> **Brief**
The material below holds pictures; leave them out and reproduce exactly the lines from the one with "Rebuild this chart" through the one with "221.2, 223.3, 221.0]", inclusive.

> **Provided records**
·····
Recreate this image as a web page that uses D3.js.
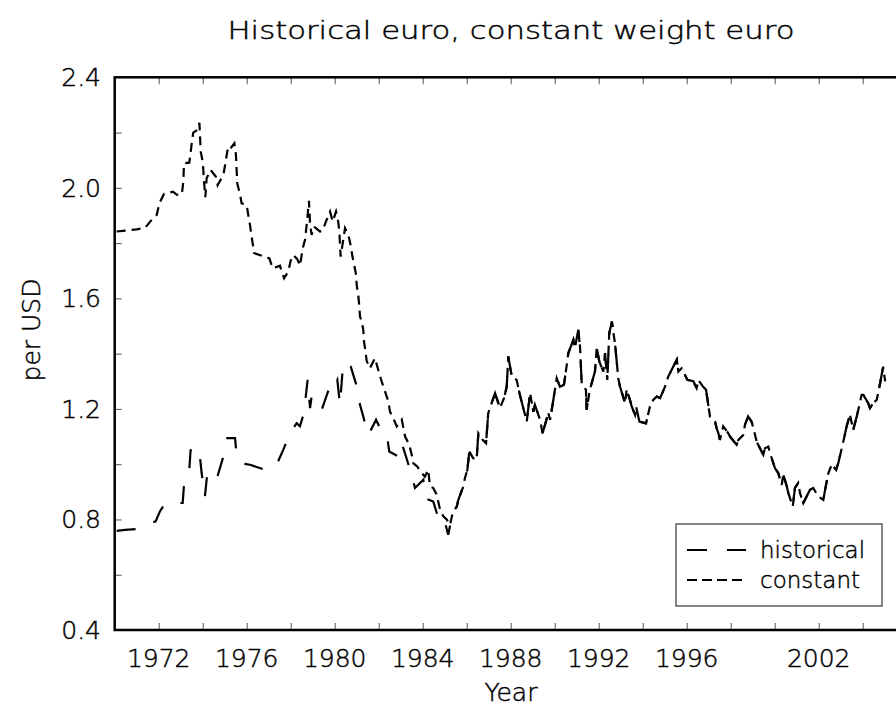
·····
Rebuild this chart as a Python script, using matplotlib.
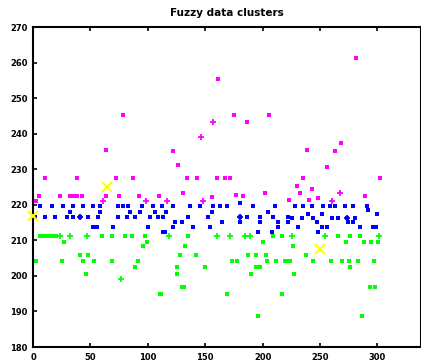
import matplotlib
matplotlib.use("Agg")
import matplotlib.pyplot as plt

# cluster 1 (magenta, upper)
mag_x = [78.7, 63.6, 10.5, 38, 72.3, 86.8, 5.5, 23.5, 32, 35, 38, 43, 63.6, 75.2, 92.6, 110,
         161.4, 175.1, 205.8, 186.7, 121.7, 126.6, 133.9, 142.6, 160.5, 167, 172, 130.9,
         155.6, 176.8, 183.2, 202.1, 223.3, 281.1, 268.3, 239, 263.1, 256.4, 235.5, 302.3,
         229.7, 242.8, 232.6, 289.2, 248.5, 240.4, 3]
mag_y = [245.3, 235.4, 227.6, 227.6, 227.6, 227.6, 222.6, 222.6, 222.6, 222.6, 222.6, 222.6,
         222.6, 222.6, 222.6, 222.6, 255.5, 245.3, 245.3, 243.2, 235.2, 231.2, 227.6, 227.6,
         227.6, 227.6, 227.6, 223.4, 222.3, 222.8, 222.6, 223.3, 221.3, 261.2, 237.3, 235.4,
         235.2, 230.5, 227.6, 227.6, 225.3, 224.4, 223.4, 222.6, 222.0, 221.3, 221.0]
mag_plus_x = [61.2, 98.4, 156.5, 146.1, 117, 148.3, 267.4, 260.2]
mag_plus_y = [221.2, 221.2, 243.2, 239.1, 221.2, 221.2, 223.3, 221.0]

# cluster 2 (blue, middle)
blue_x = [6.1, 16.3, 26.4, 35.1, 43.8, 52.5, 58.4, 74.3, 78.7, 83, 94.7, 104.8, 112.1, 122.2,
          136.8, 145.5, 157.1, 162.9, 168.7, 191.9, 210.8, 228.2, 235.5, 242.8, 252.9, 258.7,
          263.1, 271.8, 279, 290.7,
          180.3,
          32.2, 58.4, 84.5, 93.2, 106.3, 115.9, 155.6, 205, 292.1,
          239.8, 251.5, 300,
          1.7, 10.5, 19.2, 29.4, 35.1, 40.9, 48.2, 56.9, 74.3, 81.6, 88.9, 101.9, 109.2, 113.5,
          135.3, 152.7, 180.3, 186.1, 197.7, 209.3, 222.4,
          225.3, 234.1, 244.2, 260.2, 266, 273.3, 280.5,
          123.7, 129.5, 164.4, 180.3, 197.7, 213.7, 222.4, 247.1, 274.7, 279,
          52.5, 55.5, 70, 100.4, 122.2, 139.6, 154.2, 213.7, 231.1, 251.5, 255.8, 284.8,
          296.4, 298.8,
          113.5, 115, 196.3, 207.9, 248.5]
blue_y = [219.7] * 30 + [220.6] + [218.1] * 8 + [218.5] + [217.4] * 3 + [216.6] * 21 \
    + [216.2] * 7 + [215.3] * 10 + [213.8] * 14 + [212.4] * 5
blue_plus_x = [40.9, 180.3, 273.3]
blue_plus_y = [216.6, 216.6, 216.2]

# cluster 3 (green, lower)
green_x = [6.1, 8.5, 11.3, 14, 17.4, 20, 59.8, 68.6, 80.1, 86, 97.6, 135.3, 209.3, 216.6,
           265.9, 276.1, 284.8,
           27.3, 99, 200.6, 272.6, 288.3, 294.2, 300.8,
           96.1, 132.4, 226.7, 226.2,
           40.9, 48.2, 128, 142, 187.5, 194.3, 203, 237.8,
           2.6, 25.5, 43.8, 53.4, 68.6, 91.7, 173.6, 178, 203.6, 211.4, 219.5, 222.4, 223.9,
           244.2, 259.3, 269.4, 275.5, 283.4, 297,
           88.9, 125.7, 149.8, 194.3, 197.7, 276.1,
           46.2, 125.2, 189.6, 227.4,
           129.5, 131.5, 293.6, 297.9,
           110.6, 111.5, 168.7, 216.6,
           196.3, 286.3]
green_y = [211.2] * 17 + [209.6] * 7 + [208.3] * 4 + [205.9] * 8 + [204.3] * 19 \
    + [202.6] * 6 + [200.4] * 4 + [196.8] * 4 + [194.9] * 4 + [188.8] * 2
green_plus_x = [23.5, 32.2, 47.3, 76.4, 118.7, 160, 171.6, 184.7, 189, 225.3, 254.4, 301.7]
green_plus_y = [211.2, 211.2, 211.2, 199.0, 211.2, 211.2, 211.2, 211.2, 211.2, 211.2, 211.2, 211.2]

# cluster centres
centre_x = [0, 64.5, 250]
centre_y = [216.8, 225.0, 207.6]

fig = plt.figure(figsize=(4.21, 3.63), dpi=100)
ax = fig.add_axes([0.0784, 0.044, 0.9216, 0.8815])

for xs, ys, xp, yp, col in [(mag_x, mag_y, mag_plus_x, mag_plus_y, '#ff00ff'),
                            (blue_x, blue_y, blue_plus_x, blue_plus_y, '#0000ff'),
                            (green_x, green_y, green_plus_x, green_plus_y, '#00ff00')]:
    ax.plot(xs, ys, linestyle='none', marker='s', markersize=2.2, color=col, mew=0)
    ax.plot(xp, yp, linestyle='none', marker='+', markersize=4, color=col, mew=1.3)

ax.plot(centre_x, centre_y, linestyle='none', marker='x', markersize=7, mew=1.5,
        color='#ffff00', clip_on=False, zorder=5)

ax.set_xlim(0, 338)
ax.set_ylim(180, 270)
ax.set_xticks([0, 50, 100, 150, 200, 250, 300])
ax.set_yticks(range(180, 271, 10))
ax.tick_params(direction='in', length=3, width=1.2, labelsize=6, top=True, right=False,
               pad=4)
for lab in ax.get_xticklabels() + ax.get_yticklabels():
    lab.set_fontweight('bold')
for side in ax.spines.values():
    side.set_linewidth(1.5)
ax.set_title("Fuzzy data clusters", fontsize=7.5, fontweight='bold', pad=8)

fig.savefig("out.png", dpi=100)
·····
> **Task answer**
Rebuild this chart as a Python script, using matplotlib.
import matplotlib
matplotlib.use("Agg")
import matplotlib.pyplot as plt

# cluster 1 (magenta, upper)
mag_x = [78.7, 63.6, 10.5, 38, 72.3, 86.8, 5.5, 23.5, 32, 35, 38, 43, 63.6, 75.2, 92.6, 110,
         161.4, 175.1, 205.8, 186.7, 121.7, 126.6, 133.9, 142.6, 160.5, 167, 172, 130.9,
         155.6, 176.8, 183.2, 202.1, 223.3, 281.1, 268.3, 239, 263.1, 256.4, 235.5, 302.3,
         229.7, 242.8, 232.6, 289.2, 248.5, 240.4, 3]
mag_y = [245.3, 235.4, 227.6, 227.6, 227.6, 227.6, 222.6, 222.6, 222.6, 222.6, 222.6, 222.6,
         222.6, 222.6, 222.6, 222.6, 255.5, 245.3, 245.3, 243.2, 235.2, 231.2, 227.6, 227.6,
         227.6, 227.6, 227.6, 223.4, 222.3, 222.8, 222.6, 223.3, 221.3, 261.2, 237.3, 235.4,
         235.2, 230.5, 227.6, 227.6, 225.3, 224.4, 223.4, 222.6, 222.0, 221.3, 221.0]
mag_plus_x = [61.2, 98.4, 156.5, 146.1, 117, 148.3, 267.4, 260.2]
mag_plus_y = [221.2, 221.2, 243.2, 239.1, 221.2, 221.2, 223.3, 221.0]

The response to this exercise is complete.